INPUT RECORDS:

# # # # # # #

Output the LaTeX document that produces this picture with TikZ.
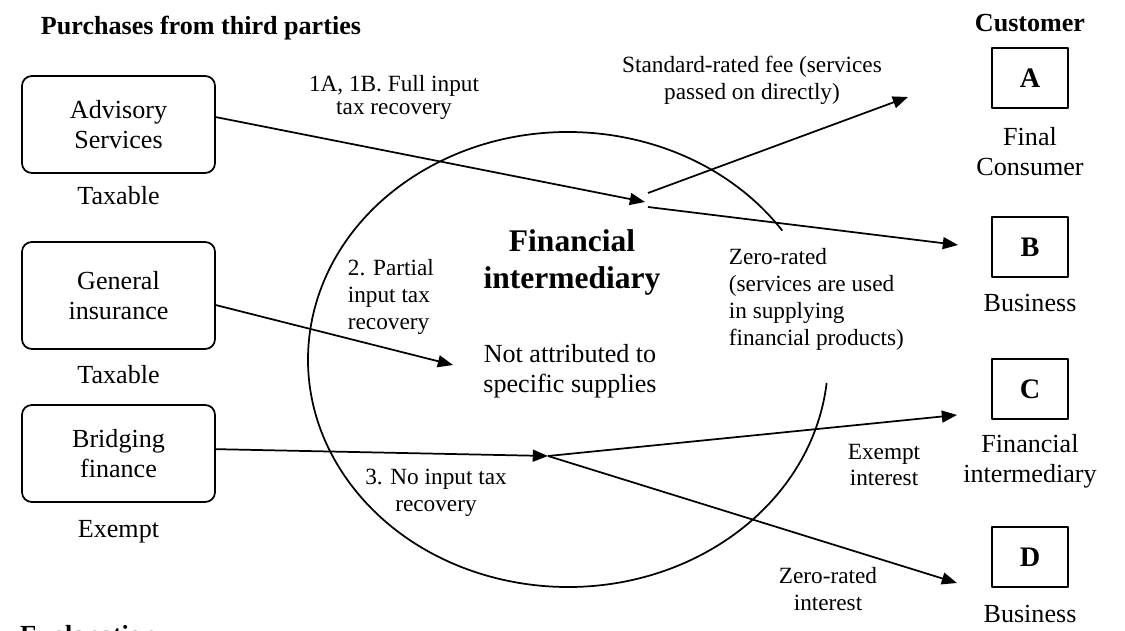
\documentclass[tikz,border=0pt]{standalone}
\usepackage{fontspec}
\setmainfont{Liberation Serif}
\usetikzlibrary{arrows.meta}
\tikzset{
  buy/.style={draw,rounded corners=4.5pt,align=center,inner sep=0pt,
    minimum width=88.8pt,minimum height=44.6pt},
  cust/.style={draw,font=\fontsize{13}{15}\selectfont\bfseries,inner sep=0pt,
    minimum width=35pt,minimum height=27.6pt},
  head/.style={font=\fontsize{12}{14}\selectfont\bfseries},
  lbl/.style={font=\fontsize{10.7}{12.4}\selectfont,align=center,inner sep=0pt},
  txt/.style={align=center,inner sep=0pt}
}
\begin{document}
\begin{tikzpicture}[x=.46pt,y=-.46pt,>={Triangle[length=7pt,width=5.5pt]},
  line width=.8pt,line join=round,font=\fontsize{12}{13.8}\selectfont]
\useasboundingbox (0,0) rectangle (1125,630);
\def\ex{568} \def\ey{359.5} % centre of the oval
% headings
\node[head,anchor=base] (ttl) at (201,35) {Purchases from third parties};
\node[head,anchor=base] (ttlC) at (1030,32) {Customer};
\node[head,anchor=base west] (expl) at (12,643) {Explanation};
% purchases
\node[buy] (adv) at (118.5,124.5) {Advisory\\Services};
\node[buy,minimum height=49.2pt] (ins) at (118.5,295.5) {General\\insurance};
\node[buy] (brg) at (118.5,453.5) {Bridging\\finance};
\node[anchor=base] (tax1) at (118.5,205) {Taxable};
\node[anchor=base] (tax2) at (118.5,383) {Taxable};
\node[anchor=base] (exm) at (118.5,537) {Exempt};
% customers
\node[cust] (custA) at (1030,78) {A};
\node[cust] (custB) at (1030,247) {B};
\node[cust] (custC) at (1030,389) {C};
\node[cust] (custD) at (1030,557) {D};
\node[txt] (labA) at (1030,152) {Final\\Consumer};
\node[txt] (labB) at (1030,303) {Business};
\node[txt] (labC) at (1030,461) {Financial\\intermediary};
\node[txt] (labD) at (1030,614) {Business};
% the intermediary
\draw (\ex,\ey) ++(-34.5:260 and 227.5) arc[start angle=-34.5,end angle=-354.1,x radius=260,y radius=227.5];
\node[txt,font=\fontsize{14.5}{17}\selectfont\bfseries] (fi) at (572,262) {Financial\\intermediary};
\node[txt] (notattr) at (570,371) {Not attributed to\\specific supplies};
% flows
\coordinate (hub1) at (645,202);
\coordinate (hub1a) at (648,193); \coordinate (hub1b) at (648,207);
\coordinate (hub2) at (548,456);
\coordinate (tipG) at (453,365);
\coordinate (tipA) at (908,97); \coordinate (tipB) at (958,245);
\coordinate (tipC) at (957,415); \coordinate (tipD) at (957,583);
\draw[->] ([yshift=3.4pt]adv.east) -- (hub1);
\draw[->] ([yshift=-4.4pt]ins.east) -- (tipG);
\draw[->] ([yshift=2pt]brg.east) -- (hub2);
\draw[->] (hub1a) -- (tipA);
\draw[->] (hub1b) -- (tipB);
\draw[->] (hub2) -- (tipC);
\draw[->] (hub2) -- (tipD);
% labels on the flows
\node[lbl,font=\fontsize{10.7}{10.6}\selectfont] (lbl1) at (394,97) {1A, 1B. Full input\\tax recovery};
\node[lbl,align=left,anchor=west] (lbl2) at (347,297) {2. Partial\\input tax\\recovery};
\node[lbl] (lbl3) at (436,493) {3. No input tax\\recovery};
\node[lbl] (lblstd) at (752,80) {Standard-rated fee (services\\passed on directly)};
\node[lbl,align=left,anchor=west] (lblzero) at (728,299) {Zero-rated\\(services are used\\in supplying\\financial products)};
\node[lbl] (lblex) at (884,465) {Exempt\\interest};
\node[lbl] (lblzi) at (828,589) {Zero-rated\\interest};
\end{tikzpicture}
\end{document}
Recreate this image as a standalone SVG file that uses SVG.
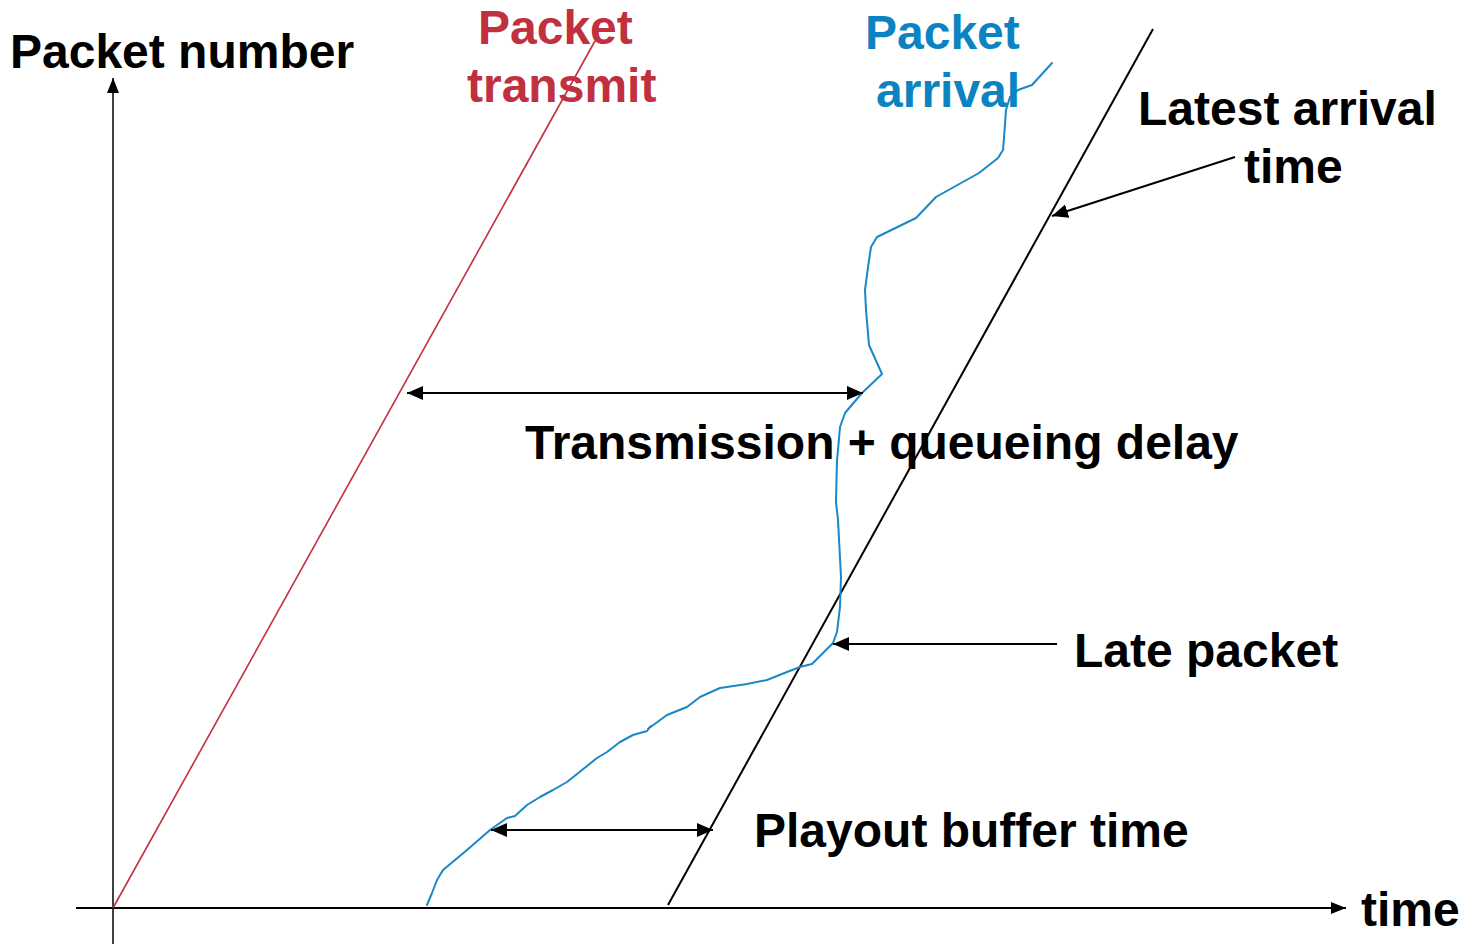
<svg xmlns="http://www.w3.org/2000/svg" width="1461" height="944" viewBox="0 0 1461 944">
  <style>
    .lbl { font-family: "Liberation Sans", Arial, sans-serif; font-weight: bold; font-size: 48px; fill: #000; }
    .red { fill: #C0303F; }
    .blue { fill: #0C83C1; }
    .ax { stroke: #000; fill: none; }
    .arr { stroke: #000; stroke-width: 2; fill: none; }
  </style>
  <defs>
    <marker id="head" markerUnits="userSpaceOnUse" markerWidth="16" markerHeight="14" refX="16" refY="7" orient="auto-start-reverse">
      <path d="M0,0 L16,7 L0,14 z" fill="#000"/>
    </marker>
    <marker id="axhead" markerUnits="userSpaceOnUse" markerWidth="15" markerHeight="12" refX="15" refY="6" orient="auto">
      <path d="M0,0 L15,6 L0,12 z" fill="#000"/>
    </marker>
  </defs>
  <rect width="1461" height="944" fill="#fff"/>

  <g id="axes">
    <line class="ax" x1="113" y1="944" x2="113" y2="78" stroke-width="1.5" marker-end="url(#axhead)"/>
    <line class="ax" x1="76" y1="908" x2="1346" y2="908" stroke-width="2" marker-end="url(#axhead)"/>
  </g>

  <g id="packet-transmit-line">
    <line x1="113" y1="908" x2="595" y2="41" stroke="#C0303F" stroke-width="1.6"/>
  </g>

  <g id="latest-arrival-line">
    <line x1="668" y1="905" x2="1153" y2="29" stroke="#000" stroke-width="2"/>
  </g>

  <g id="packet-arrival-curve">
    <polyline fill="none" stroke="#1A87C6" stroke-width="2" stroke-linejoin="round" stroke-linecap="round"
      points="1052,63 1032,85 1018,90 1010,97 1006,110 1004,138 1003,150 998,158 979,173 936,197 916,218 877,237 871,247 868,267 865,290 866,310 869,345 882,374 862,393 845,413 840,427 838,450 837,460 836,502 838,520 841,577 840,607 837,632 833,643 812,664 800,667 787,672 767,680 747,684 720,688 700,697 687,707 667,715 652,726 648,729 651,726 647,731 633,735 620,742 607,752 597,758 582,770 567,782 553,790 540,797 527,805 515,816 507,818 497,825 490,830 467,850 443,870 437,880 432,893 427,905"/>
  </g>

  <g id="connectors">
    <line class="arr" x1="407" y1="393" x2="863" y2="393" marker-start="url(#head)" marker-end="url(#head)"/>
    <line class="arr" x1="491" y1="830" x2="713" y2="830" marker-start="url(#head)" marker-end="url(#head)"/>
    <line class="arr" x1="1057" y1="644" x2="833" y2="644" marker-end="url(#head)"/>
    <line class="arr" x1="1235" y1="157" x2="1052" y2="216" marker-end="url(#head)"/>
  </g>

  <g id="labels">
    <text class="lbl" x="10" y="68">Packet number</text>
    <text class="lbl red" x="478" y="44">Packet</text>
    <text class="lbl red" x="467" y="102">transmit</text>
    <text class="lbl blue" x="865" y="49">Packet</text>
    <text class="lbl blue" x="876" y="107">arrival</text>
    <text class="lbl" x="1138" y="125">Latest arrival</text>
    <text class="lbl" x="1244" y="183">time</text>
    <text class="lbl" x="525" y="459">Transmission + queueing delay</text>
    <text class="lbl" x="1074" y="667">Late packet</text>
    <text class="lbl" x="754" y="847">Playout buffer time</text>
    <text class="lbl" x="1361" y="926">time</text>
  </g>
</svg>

# # # # # # #

YOUR GOAL:
Which lines hold the word "that"? Copy all of them.

ANSWER TO THIS PROBLEM:
Output the LaTeX document that produces this picture with TikZ.
Recreate this image as a standalone SVG file that uses SVG.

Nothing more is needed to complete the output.